Keep in mind this will take time-based on your original loan deposit amount. If you were lucky enough to pay 15% down it will obviously take you less time and if you had no money down which only applies to very few people you are looking at a much longer period to pay it off. The bi-weekly payment frequency will get you there sooner, though. Also, if you get a tax return each year apply it as a lump sum payment on your mortgage, and it will get you there even sooner.
Keep your eye on the prize of twenty percent equity. There are Federal laws in place that require lenders to provide at closing how long it will take to get to eighty percent loan-to-value based on your payment frequency. If you’re a first time home buyer, choose your payment frequency wisely at the start of your loan. If you already have a mortgage have look back at your closing paperwork to figure out when you will meet the eighty percent loan-to-value amount.
Increase the value of your home
One of the most effective ways to decrease your loan-to-value ratio is to add value to your home by focusing on key renovation areas like the kitchen or bathrooms.
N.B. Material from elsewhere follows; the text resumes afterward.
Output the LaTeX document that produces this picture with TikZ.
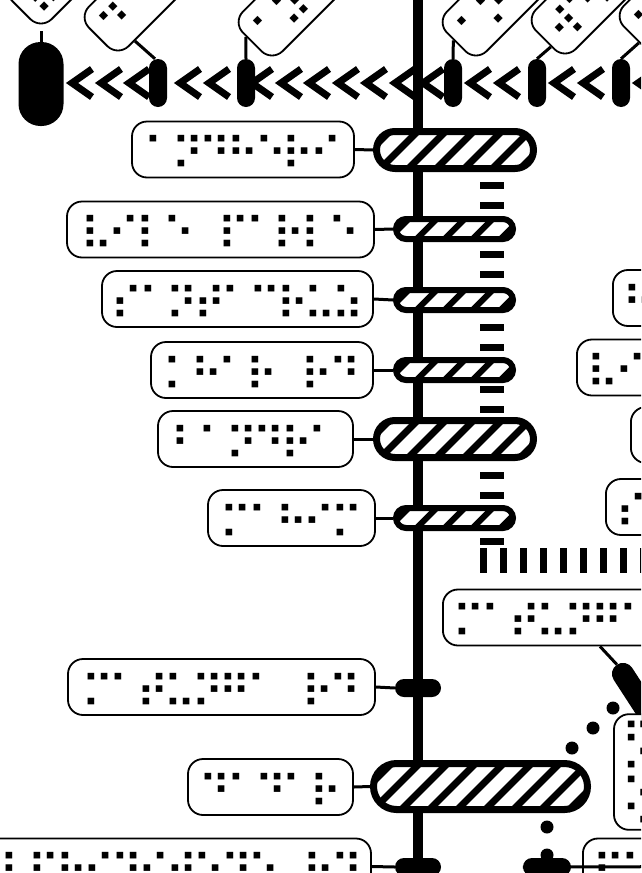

When you first look at a home, you go straight to the kitchen. Today, the kitchen is the center of the home. So it only makes sense that helping the kitchen to shine goes a long way towards increasing the value of your home. The kitchen is the most expensive room in a home, so if you want to enhance the value, this is the first place to focus your attention. Consider investing 5-10% of the value of your home in a kitchen renovation to ensure you maximize the return on your investment. Evaluate your kitchen renovation based on three levels: basic upgrade, refacing and replacing.
After the kitchen, the bathroom is the most important room in the home when it comes to improving your home’s value. I have heard of homeowners getting 60 to 100% from their investment. A bathroom remodel, can increase your loan-to-equity value eighty percent faster because with your kitchen renovation and bathroom renovation you have increased the value of your home at least 25% or more through a new appraisal. Kitchen and Bathroom remodeling combinations are a win-win for you the homeowner as you have increased the overall value of your home and can eliminate the private mortgage insurance.
Renovations that will not translate into increased value of the home are usually found on the exterior of the home like a new deck or pool. However, installing new thermal windows and a new front door and freshening up the exterior siding or painting the home exterior is a sound investment.
You think you reached your goal of eighty percent or less in home equity and its time to notify the mortgage lender that you would like to have an appraisal done to remove the PMI on your mortgage payments. Each lender can treat the process for PMI removal differently. Some will ask you to pay for the appraisal while others will review your mortgage payment history to see if you qualify before asking you to pay the assessment.
Expect to pay $450 – $600 for a lender approved appraiser to do the evaluation. The appraiser will photograph the home exterior and interior rooms, measure all rooms and review the value in comparison to similar homes in the neighborhood and then report back to the bank with the information. If the value proves your loan-to-value is less than eighty percent, the lender will authorize the removal of your private mortgage insurance.
The homeowner’s Protection Act requires lenders to cancel the PMI once your loan falls below 78 percent of the principal loan amount, as long as you are keeping up with your payments. However, It’s important to remind your lender when you think you reached the 80% LTV.
Look it’s tough for many to come up with 20% down payment. PMI is just the way it is for anyone putting less down. You can thank the subprime mortgage issue in 2008 for that.The sooner you can get PMI off your loan, the more money you’ll put back in your pocket towards other goals.